Et les morceaux progressent, l'oud et le piano semblent se rapprocher, des rythmes naissent, des échos de l'un à l'autre encadrés par de longues vibrations de batterie.
Ca s'amplifie, ça rebondit, ça monte, ça sonne, ça me scotche sur mon siège. Les instruments sont amplifiés, un gros son remplit l'obscurité de la salle de concert, un gros son qui fait trembler les murs, qui me résonne dans la poitrine. C'est du jazz, ça? Ces grosses vibrations, ces échos piquants d'oud et de piano? Si ça c'est du jazz, alors je veux bien écouter du jazz toute ma vie!
Pourquoi est-ce qu'on ne peut pas arracher les chaises? Pourquoi est-ce qu'on ne peut pas secouer la tête gros un gros fan de Nirvana?
Les morceaux défilent, rapides ou calmes, gais ou mélancoliques, introduits avec humour par Abou Khalil qui, à ce seul moment, paraît se détacher un peu de son instrument.
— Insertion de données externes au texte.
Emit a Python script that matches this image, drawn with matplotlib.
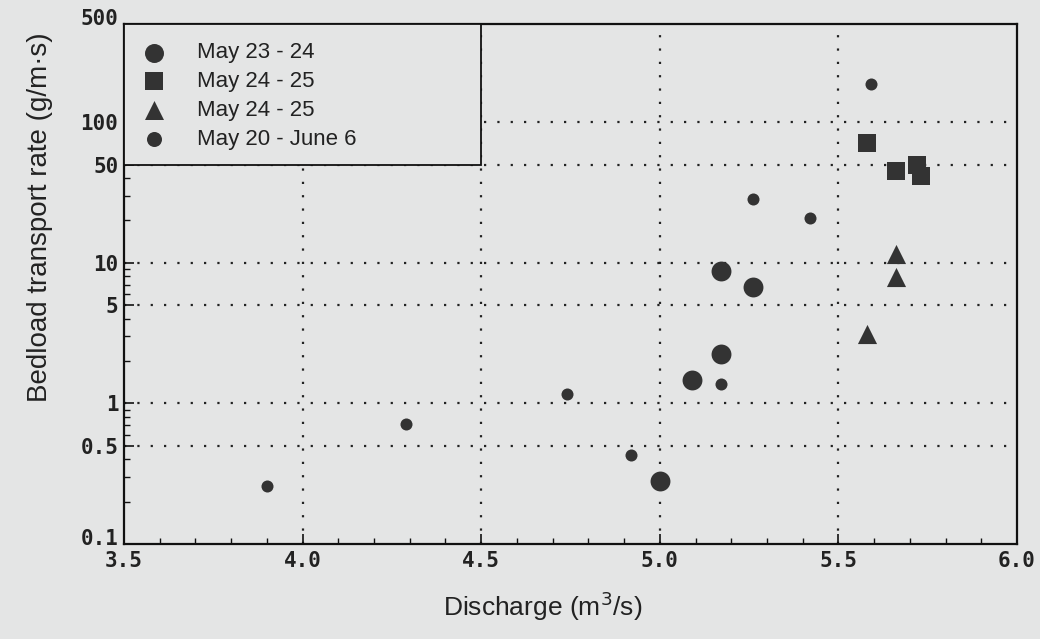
import numpy as np
import matplotlib
matplotlib.use("Agg")
from matplotlib import pyplot as plt
from matplotlib.patches import Rectangle
from matplotlib.transforms import ScaledTranslation
from matplotlib.ticker import FixedLocator, NullFormatter, MultipleLocator, LogLocator

# data
big_x = [5.09, 5.17, 5.17, 5.26, 5.00]
big_y = [1.46, 2.25, 8.8, 6.7, 0.28]
sq_x = [5.58, 5.66, 5.72, 5.73]
sq_y = [71, 45, 50, 41.5]
tri_x = [5.66, 5.66, 5.58]
tri_y = [11.5, 7.9, 3.1]
sm_x = [5.59, 5.26, 5.42, 3.90, 4.29, 4.74, 4.92, 5.17]
sm_y = [188, 28.5, 21, 0.26, 0.71, 1.16, 0.43, 1.37]

labels = ["May 23 - 24", "May 24 - 25", "May 24 - 25", "May 20 - June 6"]
yticks = [0.1, 0.5, 1, 5, 10, 50, 100, 500]
ytick_labels = ["0.1", "0.5", "1", "5", "10", "50", "100", "500"]
xticks = [3.5, 4.0, 4.5, 5.0, 5.5, 6.0]

bg = "#e4e5e5"
ink = "#333333"

fig = plt.figure(figsize=(10.4, 6.39), dpi=100, facecolor=bg)
ax = fig.add_axes([0.1192, 0.1487, 0.8587, 0.8138], facecolor=bg)

ax.set_yscale("log")
ax.set_xlim(3.5, 6.0)
ax.set_ylim(0.1, 500)

# dotted grid
for gx in [4.0, 4.5, 5.0, 5.5]:
	ax.axvline(gx, color="#222222", ls=(0, (1, 5)), lw=1.6, zorder=1)
for gy in [0.5, 1, 5, 10, 50, 100]:
	ax.axhline(gy, color="#222222", ls=(0, (1, 5)), lw=1.6, zorder=1)

ax.scatter(big_x, big_y, s=205, marker="o", color=ink, lw=0, zorder=3, label=labels[0])
ax.scatter(sq_x, sq_y, s=160, marker="s", color=ink, lw=0, zorder=3, label=labels[1])
ax.scatter(tri_x, tri_y, s=190, marker="^", color=ink, lw=0, zorder=3, label=labels[2])
ax.scatter(sm_x, sm_y, s=75, marker="o", color=ink, lw=0, zorder=3, label=labels[3])

# ticks
ax.yaxis.set_major_locator(FixedLocator(yticks))
ax.set_yticklabels(ytick_labels)
ax.yaxis.set_minor_locator(LogLocator(base=10, subs=np.arange(2, 10)))
ax.yaxis.set_minor_formatter(NullFormatter())
ax.set_xticks(xticks)
ax.set_xticklabels(["%.1f" % v for v in xticks])
ax.xaxis.set_minor_locator(MultipleLocator(0.1))
ax.tick_params(which="major", direction="in", length=7, width=1.2, color="#111111",
	labelsize=15)
ax.tick_params(which="minor", direction="in", length=4, width=1, color="#111111")
ax.tick_params(axis="y", pad=4)
ax.tick_params(axis="x", pad=5)
for lab in ax.get_xticklabels() + ax.get_yticklabels():
	lab.set_fontfamily("DejaVu Sans Mono")
	lab.set_fontweight("bold")
	lab.set_color("#222222")

# end labels on the y axis sit a little high in the original
up = ScaledTranslation(0, 5 / 72, fig.dpi_scale_trans)
yt = ax.yaxis.get_major_ticks()
for t in (yt[0], yt[-1]):
	t.label1.set_transform(t.label1.get_transform() + up)

for sp in ax.spines.values():
	sp.set_linewidth(1.6)
	sp.set_color("#111111")

ax.set_xlabel("Discharge (m$^3$/s)", fontsize=19, family="Liberation Sans", color="#222222")
ax.set_ylabel("Bedload transport rate (g/m\u00b7s)", fontsize=20, family="Liberation Sans", color="#222222")
ax.xaxis.set_label_coords(0.469, -0.087)
ax.yaxis.set_label_coords(-0.080, 0.629)

# legend box covers 3.5-4.5 x 50-500
ax.add_patch(Rectangle((3.5, 50), 1.0, 450, facecolor=bg, edgecolor="#111111", lw=1.3, zorder=4))
leg = ax.legend(loc="upper left", bbox_to_anchor=(0, 1), borderaxespad=0, frameon=False,
	prop={"family": "Liberation Sans", "size": 16}, handletextpad=1.42, labelspacing=0.35,
	borderpad=0.83, handlelength=1.04, scatterpoints=1)
leg.set_zorder(5)
for h, s in zip(leg.legend_handles, [187, 150, 187, 117]):
	h.set_sizes([s])
for t in leg.get_texts():
	t.set_color("#222222")

fig.savefig("out.png", dpi=100, facecolor=bg)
Moi, je suis conquis, séduit, j'oublie tout, je plonge dans une grande vibration syncopée. Cecci aime aussi, on se serre très fort pour écouter, je ressors tout rêveur et planant sur le boulevard. Waow.


Bien sûr, j'ai acheté le disque en sortant de la salle. Petite déception, il est tout en finesse, subtilité et discrétion, quand le concert passait en force. Encore de la musique trop compliquée pour moi. Mais je l'écouterai avec plaisir, en me souvenant de ces moments possédés.